As a finance professional, I often encounter investors who struggle with balancing risky and risk-free assets. The right mix depends on individual goals, risk tolerance, and market conditions. In this article, I will break down the key principles, mathematical models, and practical strategies for asset allocation.
Table of Contents
Understanding Risky vs. Risk-Free Assets
Risky assets include stocks, corporate bonds, real estate, and commodities. These offer higher expected returns but come with volatility. Risk-free assets, such as U.S. Treasury bills, provide guaranteed returns with minimal risk. The trade-off between them shapes portfolio performance.
The Role of Risk-Free Assets
Risk-free assets serve two primary purposes:
- Capital Preservation – They protect against market downturns.
- Portfolio Stabilization – They reduce overall volatility.
The yield on the 3-month Treasury bill often represents the risk-free rate (r_f). For example, if r_f = 2\%, an investor earns 2% with near-zero default risk.
The Mathematics of Asset Allocation
Expected Return and Risk
A portfolio’s expected return (E(R_p)) combines risky (E(R_r)) and risk-free returns:
E(R_p) = w \cdot E(R_r) + (1 - w) \cdot r_fWhere:
- w = weight of risky assets
- (1 - w) = weight of risk-free assets
Example: If E(R_r) = 8\%, r_f = 2\%, and w = 70\%, then:
E(R_p) = 0.7 \times 8\% + 0.3 \times 2\% = 6.2\%Portfolio Variance
Risk depends on volatility (\sigma). Since risk-free assets have zero variance, portfolio risk simplifies to:
\sigma_p = w \cdot \sigma_rWhere \sigma_r is the standard deviation of risky assets.

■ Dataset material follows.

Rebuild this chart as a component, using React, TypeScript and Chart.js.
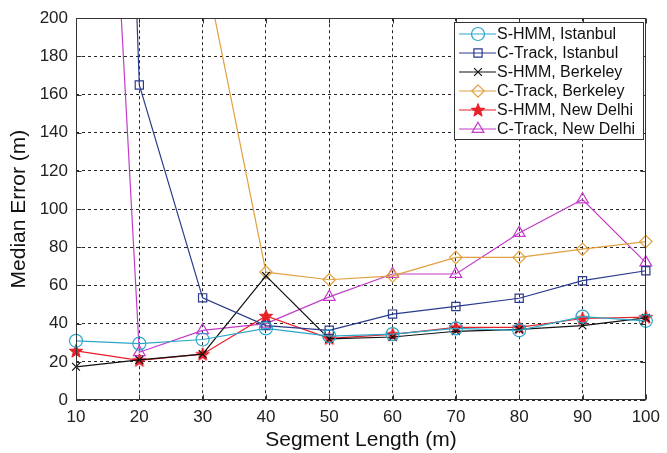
import React, { useEffect, useRef } from 'react';
import { Chart, registerables } from 'chart.js';

Chart.register(...registerables);

const segmentLengths = [10, 20, 30, 40, 50, 60, 70, 80, 90, 100];
const shmmIstanbul = [31, 29.5, 31.7, 37.5, 33.5, 34.5, 37.5, 36.5, 43.7, 41.5];
const ctrackIstanbul = [1100, 165, 53.5, 39, 36.5, 45, 49, 53.3, 62.5, 67.7];
const shmmBerkeley = [17.4, 21, 24, 65, 32, 33, 36, 37, 39, 43];
const ctrackBerkeley = [420, 330, 232, 67, 63, 65, 74.7, 74.7, 79, 83];
const shmmNewDelhi = [25.7, 20.8, 24, 44, 32.3, 34.4, 38, 38, 42.7, 43.4];
const ctrackNewDelhi = [640, 25, 36.5, 40, 54, 66, 66, 87.5, 105, 72];

const seriesLabels = [
  'S-HMM, Istanbul',
  'C-Track, Istanbul',
  'S-HMM, Berkeley',
  'C-Track, Berkeley',
  'S-HMM, New Delhi',
  'C-Track, New Delhi',
];
const seriesColors = ['#2aa7c9', '#2a3a8c', '#111111', '#e0a040', '#e8202a', '#c23cc8'];
const seriesMarkers = ['circle', 'rect', 'crossRot', 'rectRot', 'star5', 'triangle'];
const seriesRadius = [6.5, 5.8, 5.5, 6.2, 7, 6.8];
const xTickValues = [10, 20, 30, 40, 50, 60, 70, 80, 90, 100];
const yTickValues = [0, 20, 40, 60, 80, 100, 120, 140, 160, 180, 200];

const FONT = "'Liberation Sans', Arial, sans-serif";

function makeStar(color: string, r: number): HTMLCanvasElement {
  const size = Math.ceil(r * 2 + 4);
  const c = document.createElement('canvas');
  c.width = size;
  c.height = size;
  const g = c.getContext('2d')!;
  const cx = size / 2;
  const cy = size / 2 + 0.5;
  g.beginPath();
  for (let i = 0; i < 10; i++) {
    const rad = i % 2 === 0 ? r : r * 0.42;
    const a = -Math.PI / 2 + (i * Math.PI) / 5;
    const x = cx + Math.cos(a) * rad;
    const y = cy + Math.sin(a) * rad;
    if (i === 0) g.moveTo(x, y);
    else g.lineTo(x, y);
  }
  g.closePath();
  g.fillStyle = color;
  g.fill();
  g.strokeStyle = color;
  g.lineWidth = 1;
  g.stroke();
  return c;
}

function drawMarker(ctx: CanvasRenderingContext2D, style: string, x: number, y: number, r: number, color: string, star: HTMLCanvasElement) {
  ctx.save();
  ctx.strokeStyle = color;
  ctx.lineWidth = 1.2;
  ctx.beginPath();
  if (style === 'circle') {
    ctx.arc(x, y, r, 0, Math.PI * 2);
    ctx.stroke();
  } else if (style === 'rect') {
    const s = r * Math.SQRT1_2;
    ctx.rect(x - s, y - s, 2 * s, 2 * s);
    ctx.stroke();
  } else if (style === 'crossRot') {
    const s = r * Math.SQRT1_2;
    ctx.moveTo(x - s, y - s);
    ctx.lineTo(x + s, y + s);
    ctx.moveTo(x - s, y + s);
    ctx.lineTo(x + s, y - s);
    ctx.stroke();
  } else if (style === 'rectRot') {
    ctx.moveTo(x, y - r);
    ctx.lineTo(x + r, y);
    ctx.lineTo(x, y + r);
    ctx.lineTo(x - r, y);
    ctx.closePath();
    ctx.stroke();
  } else if (style === 'triangle') {
    const h = r * 1.5;
    const w = r * Math.sqrt(3) / 2;
    ctx.moveTo(x, y - r);
    ctx.lineTo(x + w, y - r + h);
    ctx.lineTo(x - w, y - r + h);
    ctx.closePath();
    ctx.stroke();
  } else if (style === 'star5') {
    ctx.drawImage(star, x - star.width / 2, y - star.height / 2);
  }
  ctx.restore();
}

export default function App() {
  const ref = useRef<HTMLCanvasElement | null>(null);

  useEffect(() => {
    const canvas = ref.current;
    if (!canvas) return;
    const star = makeStar(seriesColors[4], seriesRadius[4]);
    const seriesValues = [shmmIstanbul, ctrackIstanbul, shmmBerkeley, ctrackBerkeley, shmmNewDelhi, ctrackNewDelhi];

    const datasets = seriesLabels.map((label, i) => ({
      label,
      data: segmentLengths.map((x, j) => ({ x, y: seriesValues[i][j] })),
      borderColor: seriesColors[i],
      backgroundColor: seriesColors[i],
      borderWidth: 1.2,
      pointStyle: seriesMarkers[i] === 'star5' ? star : (seriesMarkers[i] as any),
      pointRadius: seriesRadius[i],
      pointBorderWidth: 1.2,
      pointBorderColor: seriesColors[i],
      pointBackgroundColor: 'rgba(0,0,0,0)',
      tension: 0,
      clip: { left: 9, right: 9, top: 0, bottom: 9 },
    }));

    const framePlugin = {
      id: 'frame',
      afterDraw(chart: any) {
        const { ctx, chartArea, scales } = chart;
        const { left, right, top, bottom } = chartArea;
        ctx.save();
        ctx.strokeStyle = '#333';
        ctx.lineWidth = 1;
        const L = Math.round(left) + 0.5;
        const R = Math.round(right) - 0.5;
        const T = Math.round(top) + 0.5;
        const B = Math.round(bottom) - 0.5;
        ctx.strokeRect(L, T, R - L, B - T);
        ctx.beginPath();
        for (const v of xTickValues) {
          const px = Math.round(scales.x.getPixelForValue(v)) + 0.5;
          ctx.moveTo(px, B);
          ctx.lineTo(px, B - 5);
          ctx.moveTo(px, T);
          ctx.lineTo(px, T + 5);
        }
        for (const v of yTickValues) {
          const py = Math.round(scales.y.getPixelForValue(v)) + 0.5;
          ctx.moveTo(L, py);
          ctx.lineTo(L + 5, py);
          ctx.moveTo(R, py);
          ctx.lineTo(R - 5, py);
        }
        ctx.stroke();

        // legend
        const bx = 454.5, by = 22.5, bw = 189, bh = 117;
        ctx.fillStyle = '#fff';
        ctx.fillRect(bx, by, bw, bh);
        ctx.strokeStyle = '#333';
        ctx.strokeRect(bx, by, bw, bh);
        ctx.font = `16px ${FONT}`;
        ctx.textBaseline = 'middle';
        ctx.textAlign = 'left';
        seriesLabels.forEach((label, i) => {
          const y = 34 + i * 19;
          ctx.strokeStyle = seriesColors[i];
          ctx.lineWidth = 1.2;
          ctx.beginPath();
          ctx.moveTo(459, y);
          ctx.lineTo(496, y);
          ctx.stroke();
          drawMarker(ctx, seriesMarkers[i], 478, y, seriesRadius[i], seriesColors[i], star);
          ctx.fillStyle = '#111';
          ctx.fillText(label, 497, y + 1);
        });
        ctx.restore();
      },
    };

    const chart = new Chart(canvas, {
      type: 'line',
      data: { datasets },
      plugins: [framePlugin],
      options: {
        responsive: false,
        animation: false,
        layout: { padding: { top: 16, right: 17, left: 0, bottom: 0 } },
        plugins: { legend: { display: false }, tooltip: { enabled: false } },
        scales: {
          x: {
            type: 'linear',
            min: 10,
            max: 100,
            afterFit: (s: any) => { s.height = 53; },
            afterBuildTicks: (s: any) => { s.ticks = xTickValues.map((v) => ({ value: v })); },
            ticks: { color: '#222', font: { family: FONT, size: 17 }, padding: 7, maxRotation: 0 },
            grid: { color: 'rgba(0,0,0,0.85)', lineWidth: 1, drawTicks: false },
            border: { display: false, dash: [3, 3] },
            title: { display: true, text: 'Segment Length (m)', color: '#111', font: { family: FONT, size: 21 }, padding: { top: 0, bottom: 0 } },
          },
          y: {
            type: 'linear',
            min: 0,
            max: 200,
            afterFit: (s: any) => { s.width = 76; },
            afterBuildTicks: (s: any) => { s.ticks = yTickValues.map((v) => ({ value: v })); },
            ticks: { color: '#222', font: { family: FONT, size: 17 }, padding: 8 },
            grid: { color: 'rgba(0,0,0,0.85)', lineWidth: 1, drawTicks: false },
            border: { display: false, dash: [3, 3] },
            title: { display: true, text: 'Median Error (m)', color: '#111', font: { family: FONT, size: 21 }, padding: { top: 7, bottom: 0 } },
          },
        },
      },
    });
    return () => chart.destroy();
  }, []);

  return (
    <div style={{ position: 'absolute', left: 0, top: 0, width: 667, height: 453, background: '#fff' }}>
      <canvas ref={ref} width={667} height={453} style={{ display: 'block', width: 667, height: 453 }} />
    </div>
  );
}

Example: If \sigma_r = 15\% and w = 70\%, then:
\sigma_p = 0.7 \times 15\% = 10.5\%The Capital Allocation Line (CAL)
The CAL plots possible risk-return combinations by varying w. The slope, or Sharpe ratio, measures excess return per unit of risk:
\text{Sharpe Ratio} = \frac{E(R_r) - r_f}{\sigma_r}A steeper CAL indicates better risk-adjusted returns.
Example CAL Calculation
Assume:
- E(R_r) = 8\%
- r_f = 2\%
- \sigma_r = 15\%
Sharpe Ratio = \frac{8\% - 2\%}{15\%} = 0.4
| Allocation (%) | Expected Return | Risk (\sigma_p) |
|---|---|---|
| 100% Risk-Free | 2% | 0% |
| 50% Risky | 5% | 7.5% |
| 100% Risky | 8% | 15% |
Modern Portfolio Theory (MPT) and the Efficient Frontier
MPT, developed by Harry Markowitz, suggests diversification reduces risk without sacrificing returns. The efficient frontier is the set of optimal portfolios offering the highest return for a given risk level.
Incorporating Risk-Free Assets
By adding a risk-free asset, the optimal portfolio lies at the tangent point between CAL and the efficient frontier—the Market Portfolio (M).
E(R_p) = r_f + \left( \frac{E(R_m) - r_f}{\sigma_m} \right) \cdot \sigma_pWhere:
- E(R_m) = expected return of the market portfolio
- \sigma_m = market portfolio’s risk
Practical Allocation Strategies
1. Age-Based Allocation
A common rule is “100 minus age” in stocks. A 40-year-old would hold 60% in risky assets and 40% in risk-free assets.
2. Risk Tolerance-Based Allocation
Conservative investors may prefer a 30/70 split (risky/risk-free), while aggressive investors might opt for 90/10.
3. Dynamic Rebalancing
Adjust allocations periodically to maintain target weights. For example, if stocks surge, sell some to buy risk-free assets.
Behavioral Considerations
Investors often make emotional decisions. During bull markets, they overweight risky assets, while panic-selling in downturns. A disciplined strategy avoids these pitfalls.
Final Thoughts
Balancing risky and risk-free assets requires understanding math, market behavior, and personal goals. By leveraging models like MPT and CAL, investors can optimize returns while managing risk.